▶ [COLLECTED DATA]
----------
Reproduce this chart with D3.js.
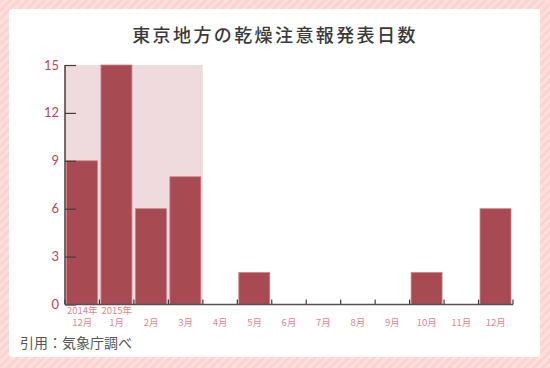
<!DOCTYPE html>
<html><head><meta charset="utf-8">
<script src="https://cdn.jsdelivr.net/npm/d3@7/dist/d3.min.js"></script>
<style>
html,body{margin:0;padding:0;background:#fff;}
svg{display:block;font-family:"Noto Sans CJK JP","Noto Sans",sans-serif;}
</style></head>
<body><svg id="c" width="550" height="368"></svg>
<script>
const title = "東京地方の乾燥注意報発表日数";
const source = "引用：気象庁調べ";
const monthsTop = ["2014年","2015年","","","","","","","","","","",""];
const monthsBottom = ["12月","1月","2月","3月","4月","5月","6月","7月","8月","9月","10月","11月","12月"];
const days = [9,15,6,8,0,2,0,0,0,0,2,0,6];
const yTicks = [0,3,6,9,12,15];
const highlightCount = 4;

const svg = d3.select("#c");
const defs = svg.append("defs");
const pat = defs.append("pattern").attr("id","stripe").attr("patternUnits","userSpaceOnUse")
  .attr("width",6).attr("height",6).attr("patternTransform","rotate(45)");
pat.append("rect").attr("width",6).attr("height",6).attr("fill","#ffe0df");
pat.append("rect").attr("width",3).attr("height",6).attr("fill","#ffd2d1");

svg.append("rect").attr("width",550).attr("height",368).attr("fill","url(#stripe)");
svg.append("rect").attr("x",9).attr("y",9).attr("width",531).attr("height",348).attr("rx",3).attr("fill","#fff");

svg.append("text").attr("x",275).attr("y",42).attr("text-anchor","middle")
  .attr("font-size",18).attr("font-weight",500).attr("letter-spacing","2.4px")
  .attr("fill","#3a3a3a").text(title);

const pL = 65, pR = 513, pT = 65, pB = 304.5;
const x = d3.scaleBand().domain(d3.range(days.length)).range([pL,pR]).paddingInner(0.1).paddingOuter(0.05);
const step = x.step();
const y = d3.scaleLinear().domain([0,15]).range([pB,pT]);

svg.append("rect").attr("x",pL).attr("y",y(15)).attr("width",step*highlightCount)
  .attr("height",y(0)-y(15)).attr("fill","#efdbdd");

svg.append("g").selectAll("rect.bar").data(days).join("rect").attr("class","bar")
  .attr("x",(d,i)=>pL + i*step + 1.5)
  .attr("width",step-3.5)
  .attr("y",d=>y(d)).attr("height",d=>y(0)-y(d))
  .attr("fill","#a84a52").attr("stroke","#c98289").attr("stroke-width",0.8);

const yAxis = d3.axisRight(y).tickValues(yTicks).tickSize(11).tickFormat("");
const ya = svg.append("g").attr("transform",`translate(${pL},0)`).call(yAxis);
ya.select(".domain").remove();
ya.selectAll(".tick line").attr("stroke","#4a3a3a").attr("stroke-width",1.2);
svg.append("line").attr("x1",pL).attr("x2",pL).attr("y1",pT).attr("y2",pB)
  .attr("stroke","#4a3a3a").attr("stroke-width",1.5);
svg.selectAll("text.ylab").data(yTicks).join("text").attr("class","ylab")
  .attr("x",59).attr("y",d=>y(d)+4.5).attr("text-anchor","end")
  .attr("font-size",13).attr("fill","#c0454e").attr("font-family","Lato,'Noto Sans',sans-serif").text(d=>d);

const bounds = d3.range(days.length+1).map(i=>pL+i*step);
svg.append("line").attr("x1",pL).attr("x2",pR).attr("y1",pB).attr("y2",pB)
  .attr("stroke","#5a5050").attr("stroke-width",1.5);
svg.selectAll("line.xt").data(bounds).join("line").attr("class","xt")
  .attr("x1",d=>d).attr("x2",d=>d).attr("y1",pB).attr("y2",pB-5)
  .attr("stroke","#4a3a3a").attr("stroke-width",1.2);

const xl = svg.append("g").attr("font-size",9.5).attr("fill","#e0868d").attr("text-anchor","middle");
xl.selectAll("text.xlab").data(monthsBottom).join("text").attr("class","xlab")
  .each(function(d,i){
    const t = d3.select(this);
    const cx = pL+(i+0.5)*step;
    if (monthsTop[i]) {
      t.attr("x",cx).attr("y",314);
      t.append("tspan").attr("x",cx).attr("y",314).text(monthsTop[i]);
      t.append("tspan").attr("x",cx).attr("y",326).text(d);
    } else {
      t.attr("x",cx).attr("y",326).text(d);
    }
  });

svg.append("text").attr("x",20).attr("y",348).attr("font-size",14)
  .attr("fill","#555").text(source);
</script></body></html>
----------
▶ [WHAT THE TASK REQUIRES] Quote the preceding listing precisely and completely, omitting its images.

▶ [EXPECTED ANSWER]
Reproduce this chart with D3.js.
<!DOCTYPE html>
<html><head><meta charset="utf-8">
<script src="https://cdn.jsdelivr.net/npm/d3@7/dist/d3.min.js"></script>
<style>
html,body{margin:0;padding:0;background:#fff;}
svg{display:block;font-family:"Noto Sans CJK JP","Noto Sans",sans-serif;}
</style></head>
<body><svg id="c" width="550" height="368"></svg>
<script>
const title = "東京地方の乾燥注意報発表日数";
const source = "引用：気象庁調べ";
const monthsTop = ["2014年","2015年","","","","","","","","","","",""];
const monthsBottom = ["12月","1月","2月","3月","4月","5月","6月","7月","8月","9月","10月","11月","12月"];
const days = [9,15,6,8,0,2,0,0,0,0,2,0,6];
const yTicks = [0,3,6,9,12,15];
const highlightCount = 4;

const svg = d3.select("#c");
const defs = svg.append("defs");
const pat = defs.append("pattern").attr("id","stripe").attr("patternUnits","userSpaceOnUse")
  .attr("width",6).attr("height",6).attr("patternTransform","rotate(45)");
pat.append("rect").attr("width",6).attr("height",6).attr("fill","#ffe0df");
pat.append("rect").attr("width",3).attr("height",6).attr("fill","#ffd2d1");

svg.append("rect").attr("width",550).attr("height",368).attr("fill","url(#stripe)");
svg.append("rect").attr("x",9).attr("y",9).attr("width",531).attr("height",348).attr("rx",3).attr("fill","#fff");

svg.append("text").attr("x",275).attr("y",42).attr("text-anchor","middle")
  .attr("font-size",18).attr("font-weight",500).attr("letter-spacing","2.4px")
  .attr("fill","#3a3a3a").text(title);

const pL = 65, pR = 513, pT = 65, pB = 304.5;
const x = d3.scaleBand().domain(d3.range(days.length)).range([pL,pR]).paddingInner(0.1).paddingOuter(0.05);
const step = x.step();
const y = d3.scaleLinear().domain([0,15]).range([pB,pT]);

svg.append("rect").attr("x",pL).attr("y",y(15)).attr("width",step*highlightCount)
  .attr("height",y(0)-y(15)).attr("fill","#efdbdd");

svg.append("g").selectAll("rect.bar").data(days).join("rect").attr("class","bar")
  .attr("x",(d,i)=>pL + i*step + 1.5)
  .attr("width",step-3.5)
  .attr("y",d=>y(d)).attr("height",d=>y(0)-y(d))
  .attr("fill","#a84a52").attr("stroke","#c98289").attr("stroke-width",0.8);

const yAxis = d3.axisRight(y).tickValues(yTicks).tickSize(11).tickFormat("");
const ya = svg.append("g").attr("transform",`translate(${pL},0)`).call(yAxis);
ya.select(".domain").remove();
ya.selectAll(".tick line").attr("stroke","#4a3a3a").attr("stroke-width",1.2);
svg.append("line").attr("x1",pL).attr("x2",pL).attr("y1",pT).attr("y2",pB)
  .attr("stroke","#4a3a3a").attr("stroke-width",1.5);
svg.selectAll("text.ylab").data(yTicks).join("text").attr("class","ylab")
  .attr("x",59).attr("y",d=>y(d)+4.5).attr("text-anchor","end")
  .attr("font-size",13).attr("fill","#c0454e").attr("font-family","Lato,'Noto Sans',sans-serif").text(d=>d);

const bounds = d3.range(days.length+1).map(i=>pL+i*step);
svg.append("line").attr("x1",pL).attr("x2",pR).attr("y1",pB).attr("y2",pB)
  .attr("stroke","#5a5050").attr("stroke-width",1.5);
svg.selectAll("line.xt").data(bounds).join("line").attr("class","xt")
  .attr("x1",d=>d).attr("x2",d=>d).attr("y1",pB).attr("y2",pB-5)
  .attr("stroke","#4a3a3a").attr("stroke-width",1.2);

const xl = svg.append("g").attr("font-size",9.5).attr("fill","#e0868d").attr("text-anchor","middle");
xl.selectAll("text.xlab").data(monthsBottom).join("text").attr("class","xlab")
  .each(function(d,i){
    const t = d3.select(this);
    const cx = pL+(i+0.5)*step;
    if (monthsTop[i]) {
      t.attr("x",cx).attr("y",314);
      t.append("tspan").attr("x",cx).attr("y",314).text(monthsTop[i]);
      t.append("tspan").attr("x",cx).attr("y",326).text(d);
    } else {
      t.attr("x",cx).attr("y",326).text(d);
    }
  });

svg.append("text").attr("x",20).attr("y",348).attr("font-size",14)
  .attr("fill","#555").text(source);
</script></body></html>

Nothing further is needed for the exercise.